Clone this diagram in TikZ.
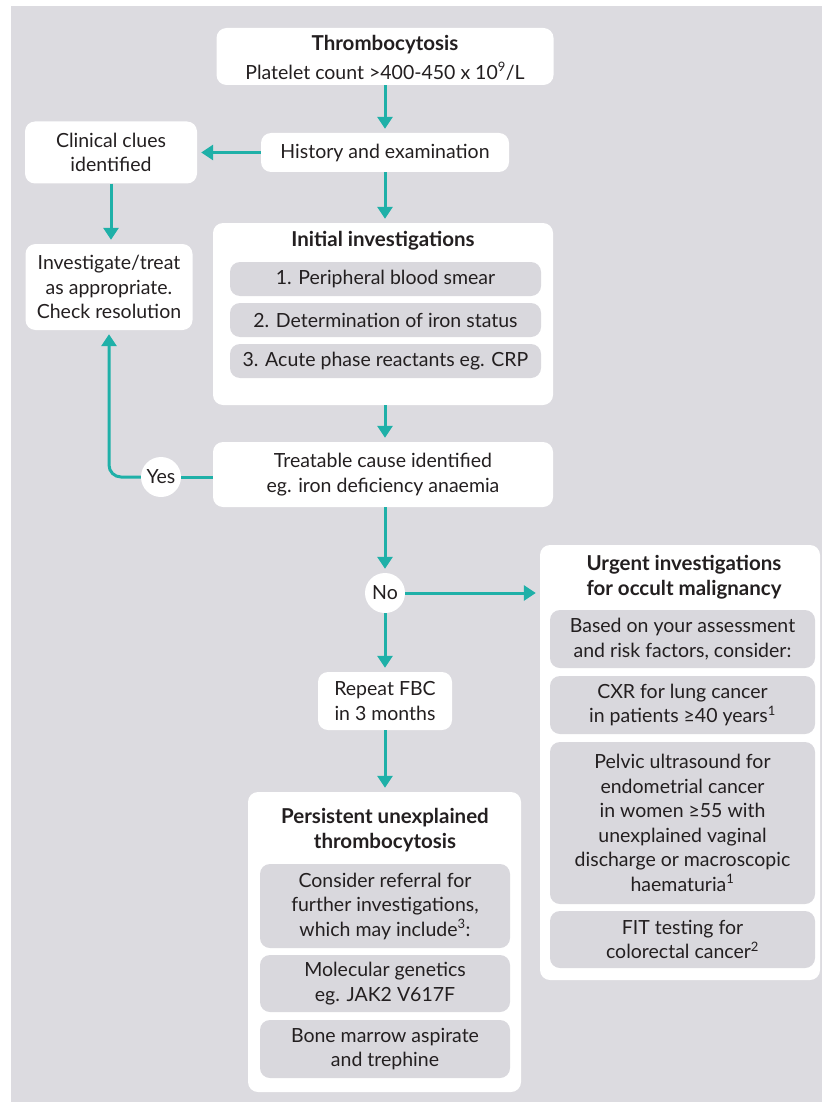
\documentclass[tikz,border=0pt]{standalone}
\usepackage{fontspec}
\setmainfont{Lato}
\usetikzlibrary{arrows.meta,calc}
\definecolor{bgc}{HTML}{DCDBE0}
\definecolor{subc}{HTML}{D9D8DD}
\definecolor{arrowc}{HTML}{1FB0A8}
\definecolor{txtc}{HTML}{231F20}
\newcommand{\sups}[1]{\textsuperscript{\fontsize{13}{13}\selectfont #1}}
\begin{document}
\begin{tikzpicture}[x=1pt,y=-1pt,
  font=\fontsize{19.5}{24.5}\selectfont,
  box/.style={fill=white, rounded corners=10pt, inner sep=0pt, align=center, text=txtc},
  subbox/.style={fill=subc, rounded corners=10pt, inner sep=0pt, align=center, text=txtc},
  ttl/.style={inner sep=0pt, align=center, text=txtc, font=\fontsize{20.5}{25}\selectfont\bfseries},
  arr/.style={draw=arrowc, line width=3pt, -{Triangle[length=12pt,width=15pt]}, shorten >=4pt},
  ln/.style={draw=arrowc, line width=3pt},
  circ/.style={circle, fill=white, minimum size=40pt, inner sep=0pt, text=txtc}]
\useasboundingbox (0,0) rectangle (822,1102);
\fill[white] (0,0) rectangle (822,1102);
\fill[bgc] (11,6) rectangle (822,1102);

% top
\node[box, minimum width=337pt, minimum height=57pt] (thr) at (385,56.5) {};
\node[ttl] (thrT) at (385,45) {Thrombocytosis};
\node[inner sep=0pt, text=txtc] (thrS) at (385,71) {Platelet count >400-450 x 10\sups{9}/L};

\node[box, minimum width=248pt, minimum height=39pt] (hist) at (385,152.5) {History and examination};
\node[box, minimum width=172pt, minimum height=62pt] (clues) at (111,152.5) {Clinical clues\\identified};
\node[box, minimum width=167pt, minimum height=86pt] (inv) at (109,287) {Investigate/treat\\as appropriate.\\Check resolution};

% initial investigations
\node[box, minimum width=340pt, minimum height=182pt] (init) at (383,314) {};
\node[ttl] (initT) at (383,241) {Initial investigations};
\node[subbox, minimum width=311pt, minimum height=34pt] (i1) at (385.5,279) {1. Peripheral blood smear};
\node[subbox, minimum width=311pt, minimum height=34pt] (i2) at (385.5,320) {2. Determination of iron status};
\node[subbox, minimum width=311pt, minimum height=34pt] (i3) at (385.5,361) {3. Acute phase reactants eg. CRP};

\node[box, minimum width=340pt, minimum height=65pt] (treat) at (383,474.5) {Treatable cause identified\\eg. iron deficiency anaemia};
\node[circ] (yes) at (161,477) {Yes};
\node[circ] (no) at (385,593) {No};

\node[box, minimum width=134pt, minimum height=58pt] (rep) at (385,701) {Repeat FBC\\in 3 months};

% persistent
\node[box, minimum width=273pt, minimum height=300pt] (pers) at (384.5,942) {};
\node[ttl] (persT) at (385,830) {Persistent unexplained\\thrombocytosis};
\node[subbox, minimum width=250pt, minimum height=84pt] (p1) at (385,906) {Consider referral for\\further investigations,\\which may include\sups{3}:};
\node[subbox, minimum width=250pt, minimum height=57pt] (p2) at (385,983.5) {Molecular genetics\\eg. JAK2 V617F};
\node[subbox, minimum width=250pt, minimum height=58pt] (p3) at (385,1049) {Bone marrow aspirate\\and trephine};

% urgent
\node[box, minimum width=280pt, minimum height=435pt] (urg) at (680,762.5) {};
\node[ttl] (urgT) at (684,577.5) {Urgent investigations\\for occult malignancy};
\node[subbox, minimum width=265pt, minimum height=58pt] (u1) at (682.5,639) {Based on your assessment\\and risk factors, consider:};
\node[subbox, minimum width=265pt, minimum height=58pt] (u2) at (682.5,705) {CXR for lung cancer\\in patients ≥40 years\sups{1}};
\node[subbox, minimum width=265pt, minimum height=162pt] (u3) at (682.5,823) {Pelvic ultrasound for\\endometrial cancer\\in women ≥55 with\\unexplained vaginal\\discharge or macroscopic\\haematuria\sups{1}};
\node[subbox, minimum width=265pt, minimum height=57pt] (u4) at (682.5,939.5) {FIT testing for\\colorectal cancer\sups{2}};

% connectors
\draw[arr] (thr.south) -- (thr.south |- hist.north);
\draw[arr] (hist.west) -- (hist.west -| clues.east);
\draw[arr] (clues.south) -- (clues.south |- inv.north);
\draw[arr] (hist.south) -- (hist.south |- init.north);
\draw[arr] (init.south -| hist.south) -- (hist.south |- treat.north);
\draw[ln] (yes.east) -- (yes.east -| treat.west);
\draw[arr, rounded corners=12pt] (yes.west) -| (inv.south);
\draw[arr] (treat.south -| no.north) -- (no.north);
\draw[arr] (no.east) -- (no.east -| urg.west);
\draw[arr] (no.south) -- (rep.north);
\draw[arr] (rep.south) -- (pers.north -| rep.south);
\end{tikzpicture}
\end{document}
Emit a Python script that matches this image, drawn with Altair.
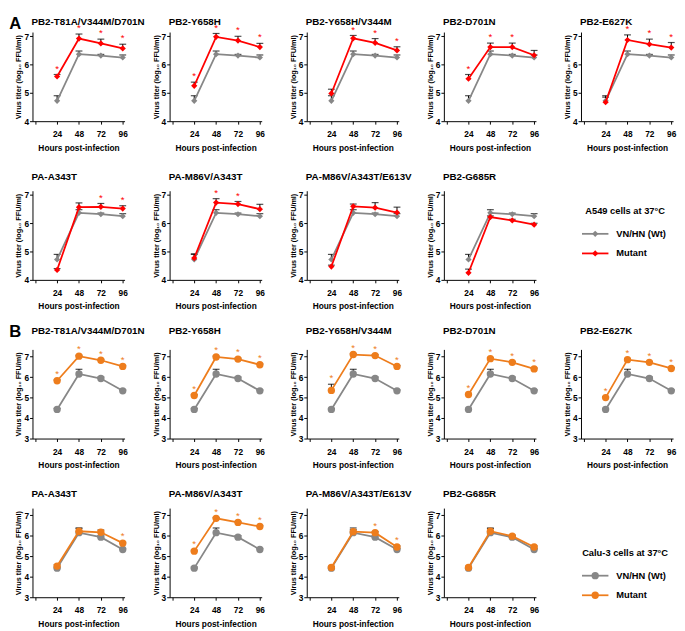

### GOAL OF THE EXERCISE:
Tally up the lines of the listing containing the word "with". Give only the total.

### ANSWER TO THE TASK:
2